Fast food makes the body more aggressive

According to a study by the University of Bonn, meals served in fast-food restaurants affect our genes and our immune system.

These foods, consisting mainly of fat and sugar, are low in fiber. While dieticians discuss the nutritional aspect of this “Western diet”, scientists have been interested in the effects of these foods. Among other things, their studies focused on the adaptation of specific genes to their environment.

The results of the experiment were published in the journal Cell.

The course of the experiment in question

To learn more about this phenomenon, researchers fed mice with fast food, similar to that of restaurants. First, the intake of fat and sugar was immediately considered an infection.

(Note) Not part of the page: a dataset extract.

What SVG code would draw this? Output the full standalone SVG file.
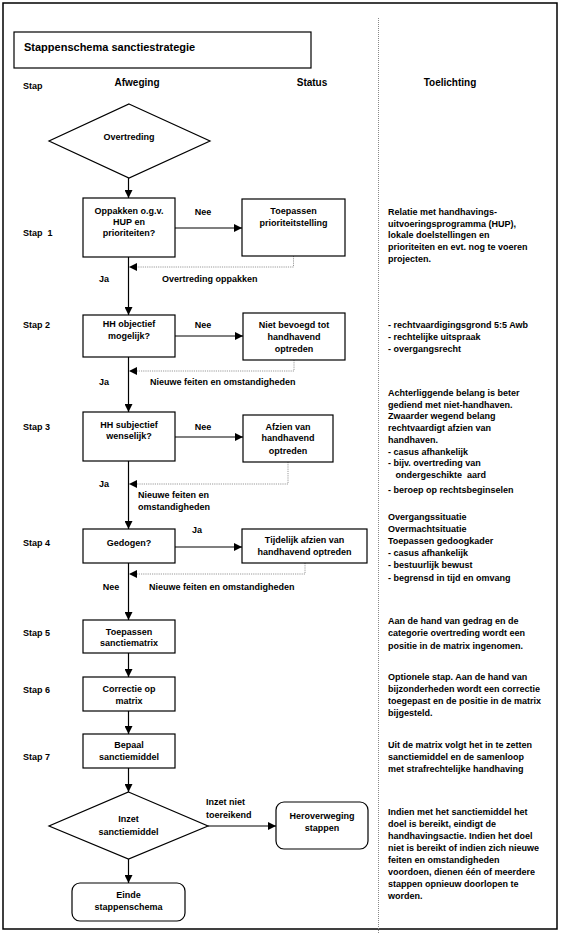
<svg xmlns="http://www.w3.org/2000/svg" width="561" height="933" viewBox="0 0 561 933">
<defs>
<style>
text{font-family:"Liberation Sans",Arial,sans-serif;font-size:9px;font-weight:bold;fill:#000}
.c{text-anchor:middle}
.h{font-size:10px}
.t{font-size:11px}
.box{fill:#fff;stroke:#000;stroke-width:1.2}
.ln{fill:none;stroke:#000;stroke-width:1.2}
.dot{fill:none;stroke:#999;stroke-width:1;stroke-dasharray:1.2 1}
</style>
<marker id="ah" viewBox="0 0 8 8" refX="8" refY="4" markerWidth="8" markerHeight="8" markerUnits="userSpaceOnUse" orient="auto">
<path d="M0,0 L8,4 L0,8 z" fill="#000"/>
</marker>
</defs>
<rect x="0" y="0" width="561" height="933" fill="#fff"/>
<rect x="3" y="3" width="554" height="926" fill="none" stroke="#000" stroke-width="1.5"/>
<line x1="378.5" y1="18" x2="378.5" y2="933" stroke="#888" stroke-width="1" stroke-dasharray="1 1"/>
<g id="title">
<rect x="14" y="32" width="297" height="36" class="box"/>
<text x="24" y="50.5" class="t">Stappenschema sanctiestrategie</text>
</g>
<g id="headers">
<text x="23" y="89">Stap</text>
<text x="137" y="85.5" class="c h">Afweging</text>
<text x="312" y="85.5" class="c h">Status</text>
<text x="450" y="85.5" class="c h">Toelichting</text>
</g>
<g id="stap-labels">
<text x="23" y="236" xml:space="preserve">Stap  1</text>
<text x="23" y="328">Stap 2</text>
<text x="23" y="430">Stap 3</text>
<text x="23" y="546">Stap 4</text>
<text x="23" y="636">Stap 5</text>
<text x="23" y="693">Stap 6</text>
<text x="23" y="760">Stap 7</text>
</g>
<g id="connectors">
<line x1="128.5" y1="178" x2="128.5" y2="198" class="ln" marker-end="url(#ah)"/>
<line x1="175" y1="228" x2="242" y2="228" class="ln" marker-end="url(#ah)"/>
<polyline points="293.5,256 293.5,267 129,267" class="dot" marker-end="url(#ah)"/>
<line x1="128.5" y1="257" x2="128.5" y2="315" class="ln" marker-end="url(#ah)"/>
<line x1="175" y1="336" x2="243" y2="336" class="ln" marker-end="url(#ah)"/>
<polyline points="294,360 294,371 129,371" class="dot" marker-end="url(#ah)"/>
<line x1="128.5" y1="357" x2="128.5" y2="412" class="ln" marker-end="url(#ah)"/>
<line x1="175" y1="437" x2="243" y2="437" class="ln" marker-end="url(#ah)"/>
<polyline points="288,462 288,484 129,484" class="dot" marker-end="url(#ah)"/>
<line x1="128.5" y1="461" x2="128.5" y2="529" class="ln" marker-end="url(#ah)"/>
<line x1="175" y1="547" x2="242" y2="547" class="ln" marker-end="url(#ah)"/>
<polyline points="305,563 305,574 129,574" class="dot" marker-end="url(#ah)"/>
<line x1="128.5" y1="563" x2="128.5" y2="620" class="ln" marker-end="url(#ah)"/>
<line x1="128.5" y1="653" x2="128.5" y2="677" class="ln" marker-end="url(#ah)"/>
<line x1="128.5" y1="711" x2="128.5" y2="734" class="ln" marker-end="url(#ah)"/>
<line x1="128.5" y1="768" x2="128.5" y2="792" class="ln" marker-end="url(#ah)"/>
<line x1="208" y1="826" x2="276" y2="826" class="ln" marker-end="url(#ah)"/>
<line x1="128.5" y1="859" x2="128.5" y2="883" class="ln" marker-end="url(#ah)"/>
<text x="203" y="215" class="c">Nee</text>
<text x="104" y="282" class="c">Ja</text>
<text x="162" y="282">Overtreding oppakken</text>
<text x="203" y="328" class="c">Nee</text>
<text x="104" y="385" class="c">Ja</text>
<text x="150" y="385">Nieuwe feiten en omstandigheden</text>
<text x="203" y="430" class="c">Nee</text>
<text x="104" y="487" class="c">Ja</text>
<text x="138" y="498">Nieuwe feiten en</text>
<text x="138" y="510">omstandigheden</text>
<text x="197" y="533" class="c">Ja</text>
<text x="111" y="590" class="c">Nee</text>
<text x="149" y="590">Nieuwe feiten en omstandigheden</text>
<text x="206" y="805">Inzet niet</text>
<text x="206" y="818">toereikend</text>
</g>
<g id="overtreding">
<polygon points="129,104 210,141 129,178 49,141" class="box"/>
<text x="129" y="140" class="c">Overtreding</text>
</g>
<g id="stap1">
<rect x="83" y="198" width="92" height="59" class="box"/>
<text x="129" y="214" class="c">Oppakken o.g.v.</text>
<text x="129" y="225" class="c">HUP en</text>
<text x="129" y="236" class="c">prioriteiten?</text>
</g>
<g id="status1">
<rect x="242" y="199" width="103" height="57" class="box"/>
<text x="293.5" y="214" class="c">Toepassen</text>
<text x="293.5" y="226" class="c">prioriteitstelling</text>
</g>
<g id="stap2">
<rect x="83" y="315" width="92" height="42" class="box"/>
<text x="129" y="327" class="c">HH objectief</text>
<text x="129" y="339" class="c">mogelijk?</text>
</g>
<g id="status2">
<rect x="243" y="313" width="102" height="47" class="box"/>
<text x="294" y="328" class="c">Niet bevoegd tot</text>
<text x="294" y="340" class="c">handhavend</text>
<text x="294" y="352" class="c">optreden</text>
</g>
<g id="stap3">
<rect x="83" y="412" width="92" height="49" class="box"/>
<text x="129" y="428" class="c">HH subjectief</text>
<text x="129" y="439" class="c">wenselijk?</text>
</g>
<g id="status3">
<rect x="243" y="415" width="90" height="47" class="box"/>
<text x="288" y="430" class="c">Afzien van</text>
<text x="288" y="441" class="c">handhavend</text>
<text x="288" y="454" class="c">optreden</text>
</g>
<g id="stap4">
<rect x="83" y="529" width="92" height="34" class="box"/>
<text x="129" y="546" class="c">Gedogen?</text>
</g>
<g id="status4">
<rect x="242" y="529" width="125" height="34" class="box"/>
<text x="304.5" y="543" class="c">Tijdelijk afzien van</text>
<text x="304.5" y="555" class="c">handhavend optreden</text>
</g>
<g id="stap5">
<rect x="83" y="620" width="92" height="33" class="box"/>
<text x="129" y="635" class="c">Toepassen</text>
<text x="129" y="646" class="c">sanctiematrix</text>
</g>
<g id="stap6">
<rect x="83" y="677" width="92" height="34" class="box"/>
<text x="129" y="692" class="c">Correctie op</text>
<text x="129" y="704" class="c">matrix</text>
</g>
<g id="stap7">
<rect x="83" y="734" width="92" height="34" class="box"/>
<text x="129" y="748" class="c">Bepaal</text>
<text x="129" y="760" class="c">sanctiemiddel</text>
</g>
<g id="inzet">
<polygon points="128.5,792 208,826 128.5,859 49,826" class="box"/>
<text x="128.5" y="822" class="c">Inzet</text>
<text x="128.5" y="835" class="c">sanctiemiddel</text>
</g>
<g id="heroverweging">
<rect x="276" y="802" width="92" height="47" rx="8" class="box"/>
<text x="322" y="819" class="c">Heroverweging</text>
<text x="322" y="831" class="c">stappen</text>
</g>
<g id="einde">
<rect x="72" y="883" width="113" height="38" rx="8" class="box"/>
<text x="128.5" y="898" class="c">Einde</text>
<text x="128.5" y="910" class="c">stappenschema</text>
</g>
<g id="toelichting">
<text x="388" y="215">Relatie met handhavings-</text>
<text x="388" y="226.5">uitvoeringsprogramma (HUP),</text>
<text x="388" y="238">lokale doelstellingen en</text>
<text x="388" y="250">prioriteiten en evt. nog te voeren</text>
<text x="388" y="262">projecten.</text>
<text x="388" y="328">- rechtvaardigingsgrond 5:5 Awb</text>
<text x="388" y="340">- rechtelijke uitspraak</text>
<text x="388" y="352">- overgangsrecht</text>
<text x="388" y="396">Achterliggende belang is beter</text>
<text x="388" y="407.5">gediend met niet-handhaven.</text>
<text x="388" y="419">Zwaarder wegend belang</text>
<text x="388" y="431">rechtvaardigt afzien van</text>
<text x="388" y="442.5">handhaven.</text>
<text x="388" y="454.5">- casus afhankelijk</text>
<text x="388" y="466">- bijv. overtreding van</text>
<text x="388" y="478" xml:space="preserve">   ondergeschikte  aard</text>
<text x="388" y="493">- beroep op rechtsbeginselen</text>
<text x="388" y="520">Overgangssituatie</text>
<text x="388" y="532">Overmachtsituatie</text>
<text x="388" y="544">Toepassen gedoogkader</text>
<text x="388" y="556">- casus afhankelijk</text>
<text x="388" y="568">- bestuurlijk bewust</text>
<text x="388" y="580.5">- begrensd in tijd en omvang</text>
<text x="388" y="624">Aan de hand van gedrag en de</text>
<text x="388" y="636">categorie overtreding wordt een</text>
<text x="388" y="649">positie in de matrix ingenomen.</text>
<text x="388" y="680">Optionele stap. Aan de hand van</text>
<text x="388" y="692">bijzonderheden wordt een correctie</text>
<text x="388" y="704">toegepast en de positie in de matrix</text>
<text x="388" y="716">bijgesteld.</text>
<text x="388" y="748">Uit de matrix volgt het in te zetten</text>
<text x="388" y="760">sanctiemiddel en de samenloop</text>
<text x="388" y="772">met strafrechtelijke handhaving</text>
<text x="388" y="815">Indien met het sanctiemiddel het</text>
<text x="388" y="827">doel is bereikt, eindigt de</text>
<text x="388" y="839">handhavingsactie. Indien het doel</text>
<text x="388" y="851">niet is bereikt of indien zich nieuwe</text>
<text x="388" y="863">feiten en omstandigheden</text>
<text x="388" y="875">voordoen, dienen één of meerdere</text>
<text x="388" y="887">stappen opnieuw doorlopen te</text>
<text x="388" y="899">worden.</text>
</g>
</svg>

“The unhealthy diet has led to an unexpected increase in the number of certain immune cells in the blood of mice, particularly granulocytes and monocytes,” said Annette Christ, a postdoctoral fellow at the University of Bonn.

New genes activated

These studies show that by consuming fast food, the body becomes more aggressive. By taking this type of meal, “fast food sensors” are created and put on alert.

“It has recently been discovered that the innate immune system has a form of memory,” says Professor Dr. Eicke Latz, author of the study. “After an infection, the body’s defenses remain in a kind of alarm so that they can respond more quickly to a new attack.”